Why Banks Fail
Why is a man like a zero coupon bond? They pay little interest, and have no maturity!
And roughly 85% of bank deposits have a maturity of 3 months or less. Given that, banks must carefully watch the amount of fixed rate loans and fixed rate securities going onto the books to limit the risk to rising interest rates. The difference between interest a bank pays its depositors (about 0%) and interest it earns (say on a 5% mortgage) is a huge part of a bank’s income. But it was not enough to overcome difficulties for four more banks last week, as the FDIC shut them down. In Florida Sunshine State Community Bank was sold to Premier American Bank. Peoples State Bank was sold to First Michigan Bank up in Michigan, in Wisconsin Badger State Bank is now part of Royal Bank, and out in California Canyon National Bank was sold to Pacific Premier Bank.
FHA Mortgage Insurance Going Up Again
“As part of ongoing efforts to strengthen the FHA capital reserves,” and to help push private money back into mortgages, the FHA came out with a new premium structure for FHA-insured mortgage loans increasing its annual mortgage insurance premium (MIP) by a quarter of a percentage point (.25) on all 30- and 15-year loans starting in mid-April. (The upfront MIP will remain unchanged at 1.0 percent.) The increase adds $30 to the average borrower’s monthly payment and in total is estimated to add $3 billion annually to the FHA’s Mutual Mortgage Insurance Fund. It is the second increase since October.

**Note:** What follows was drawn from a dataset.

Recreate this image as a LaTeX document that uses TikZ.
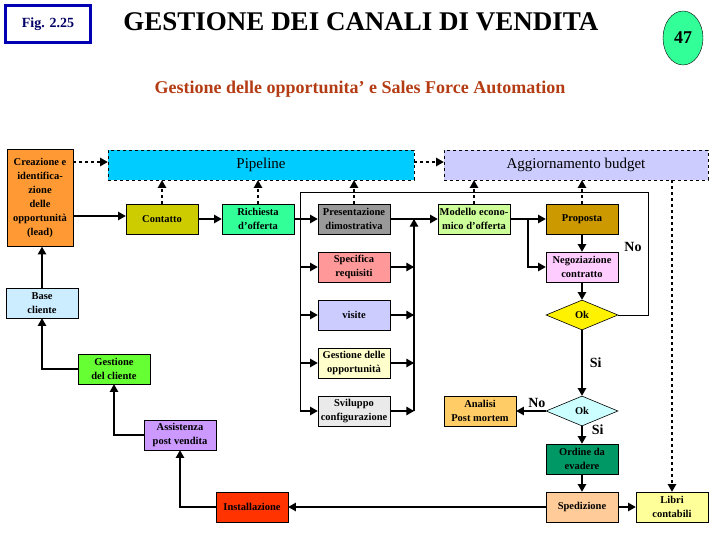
\documentclass[tikz,border=0pt]{standalone}
\usepackage{fontspec}
\setmainfont{Liberation Serif}
\usetikzlibrary{shapes,arrows}
\usetikzlibrary{calc}
\definecolor{pipecol}{RGB}{0,204,255}
\definecolor{budgcol}{RGB}{204,204,255}
\definecolor{leadcol}{RGB}{255,153,51}
\definecolor{contcol}{RGB}{204,204,0}
\definecolor{richcol}{RGB}{51,255,153}
\definecolor{prescol}{RGB}{153,153,153}
\definecolor{speccol}{RGB}{255,153,153}
\definecolor{visicol}{RGB}{204,204,255}
\definecolor{gestcol}{RGB}{255,255,204}
\definecolor{svilcol}{RGB}{234,234,234}
\definecolor{modecol}{RGB}{204,255,153}
\definecolor{propcol}{RGB}{204,153,0}
\definecolor{negocol}{RGB}{255,204,255}
\definecolor{ok2col}{RGB}{204,255,255}
\definecolor{analcol}{RGB}{255,204,102}
\definecolor{ordicol}{RGB}{0,153,102}
\definecolor{spedcol}{RGB}{255,204,153}
\definecolor{libricol}{RGB}{255,255,153}
\definecolor{basecol}{RGB}{204,236,255}
\definecolor{gclicol}{RGB}{102,255,51}
\definecolor{assicol}{RGB}{204,153,255}
\definecolor{instcol}{RGB}{255,51,0}
\definecolor{subcol}{RGB}{180,60,20}

\begin{document}
\begin{tikzpicture}[x=1pt,y=-1pt]

\tikzstyle{box} = [draw, font=\bfseries\fontsize{10.5}{14}\selectfont, align=center,
inner sep=1, minimum width=72, minimum height=30, line width=0.6]
\tikzstyle{band} = [draw, dashed, font=\fontsize{15}{17}\selectfont, minimum height=30, line width=0.6]
\tikzstyle{okd} = [draw, diamond, aspect=2.4, font=\bfseries\fontsize{10.5}{12}\selectfont,
inner sep=1, minimum width=72, minimum height=30, line width=0.6]
\tikzstyle{flow} = [-triangle 60, line width=1.1]
\tikzstyle{link} = [-triangle 60, line width=1.1, dashed]
\tikzstyle{thin} = [line width=0.8]
\tikzstyle{lbl} = [font=\bfseries\fontsize{14}{16}\selectfont]

\useasboundingbox (0,0) rectangle (720,540);

% header
\node [draw=blue!70!black, line width=2.5, minimum width=85, minimum height=37,
 font=\bfseries\fontsize{14}{16}\selectfont\color{blue!40!black}] (fig) at (48,24) {Fig. 2.25};
\node [font=\bfseries\fontsize{27}{30}\selectfont] (title) at (361,22) {GESTIONE DEI CANALI DI VENDITA};
\node [draw, ellipse, fill=richcol, minimum width=40, minimum height=54,
 font=\bfseries\fontsize{18}{20}\selectfont] (pag) at (683,38) {47};
\node [font=\bfseries\fontsize{18}{20}\selectfont, text=subcol] (sub) at (360,89)
 {Gestione delle opportunita' e Sales Force Automation};

% bands
\node [band, fill=pipecol, minimum width=306] (pipe) at (261,165) {Pipeline};
\node [band, fill=budgcol, minimum width=264] (budget) at (576,165) {Aggiornamento budget};

% boxes
\node [box, fill=leadcol, minimum width=66, minimum height=97] (lead) at (40,198)
 {Creazione e\\identifica-\\zione\\delle\\opportunità\\(lead)};
\node [box, fill=contcol] (cont) at (162,219) {Contatto};
\node [box, fill=richcol] (rich) at (258,219) {Richiesta\\d'offerta};
\node [box, fill=prescol] (pres) at (354,219) {Presentazione\\dimostrativa};
\node [box, fill=speccol] (spec) at (354,267) {Specifica\\requisiti};
\node [box, fill=visicol] (visi) at (354,315) {visite};
\node [box, fill=gestcol] (gest) at (354,363) {Gestione delle\\opportunità};
\node [box, fill=svilcol] (svil) at (354,411) {Sviluppo\\configurazione};
\node [box, fill=modecol] (mode) at (474,219) {Modello econo-\\mico d'offerta};
\node [box, fill=propcol] (prop) at (582,219) {Proposta};
\node [box, fill=negocol] (nego) at (582,267) {Negoziazione\\contratto};
\node [okd, fill=yellow] (ok1) at (582,315) {Ok};
\node [okd, fill=ok2col] (ok2) at (582,411) {Ok};
\node [box, fill=analcol] (anal) at (480,411) {Analisi\\Post mortem};
\node [box, fill=ordicol] (ordi) at (582,459) {Ordine da\\evadere};
\node [box, fill=spedcol] (sped) at (582,507) {Spedizione};
\node [box, fill=libricol] (libri) at (672,507) {Libri\\contabili};
\node [box, fill=instcol] (inst) at (252,507) {Installazione};
\node [box, fill=assicol] (assi) at (180,435) {Assistenza\\post vendita};
\node [box, fill=gclicol] (gcli) at (114,369) {Gestione\\del cliente};
\node [box, fill=basecol] (base) at (42,303) {Base\\cliente};

\coordinate (busl) at (300,192);
\coordinate (busr) at (414,219);
\coordinate (loop) at (648,192);

% dashed links
\draw [link] ($(lead.east)+(0,-36)$) -- ($(pipe.west)+(0,-3)$);
\draw [link] ($(pipe.east)+(0,-3)$) -- ($(budget.west)+(0,-3)$);
\foreach \b in {cont,rich,pres} \draw [link] (\b.north) -- (\b.north |- pipe.south);
\foreach \b in {mode,prop} \draw [link] (\b.north) -- (\b.north |- budget.south);
\draw [link] (budget.south -| libri.north) -- (libri.north);

% main flow
\draw [flow] (lead.east |- 0,216) -- (cont.west |- 0,216);
\draw [flow] (cont) -- (rich);
\draw [flow] (rich) -- (pres);
\draw [thin] (busl) -- (busl |- svil);
\foreach \b in {spec,visi,gest,svil} {
  \draw [flow] (busl |- \b) -- (\b.west);
  \draw [flow] (\b.east) -- (busr |- \b);
}
\draw [flow] (busr |- svil) -- (busr);
\draw [flow] (pres) -- (mode);
\draw [flow] (mode) -- (prop);
\draw [flow] (528,219) |- (nego.west);
\draw [flow] (prop) -- (nego);
\draw [flow] (nego) -- (ok1);
\draw [thin] (ok1.east) -| (loop) -- (busl);
\draw [flow] (ok1) -- node [lbl, right=4] {Si} (ok2);
\draw [flow] (ok2) -- node [lbl, above=-1, pos=0.3] {No} (anal);
\draw [flow] (ok2) -- node [lbl, right=6, pos=0.2] {Si} (ordi);
\draw [flow] (ordi) -- (sped);
\draw [flow] (sped) -- (libri);
\draw [flow] (sped) -- (inst);
\draw [flow] (inst.west) -| (assi.south);
\draw [flow] (assi.west) -| (gcli.south);
\draw [flow] (gcli.west) -| (base.south);
\draw [flow] (base.north) -- (base.north |- lead.south);
\node [lbl] (nolbl) at (633,247) {No};

\end{tikzpicture}
\end{document}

From an investor’s viewpoint, any investor holding Ginnie Mae securities just became much more comfortable with their holdings and with the odds of FHA-to-FHA refinancing going down. Those familiar with FHA loans realize that before October a 95% LTV 30-yr loan paid a 225 basis points up-front MIP with a 50 bps annual MIP. Now, that loan pays 100 bps up-front — but 110 bps annually. Investors believe that this change, given current rates, effectively removes any 5% and 5.5% FHA loans from being refinanced into new FHA loans.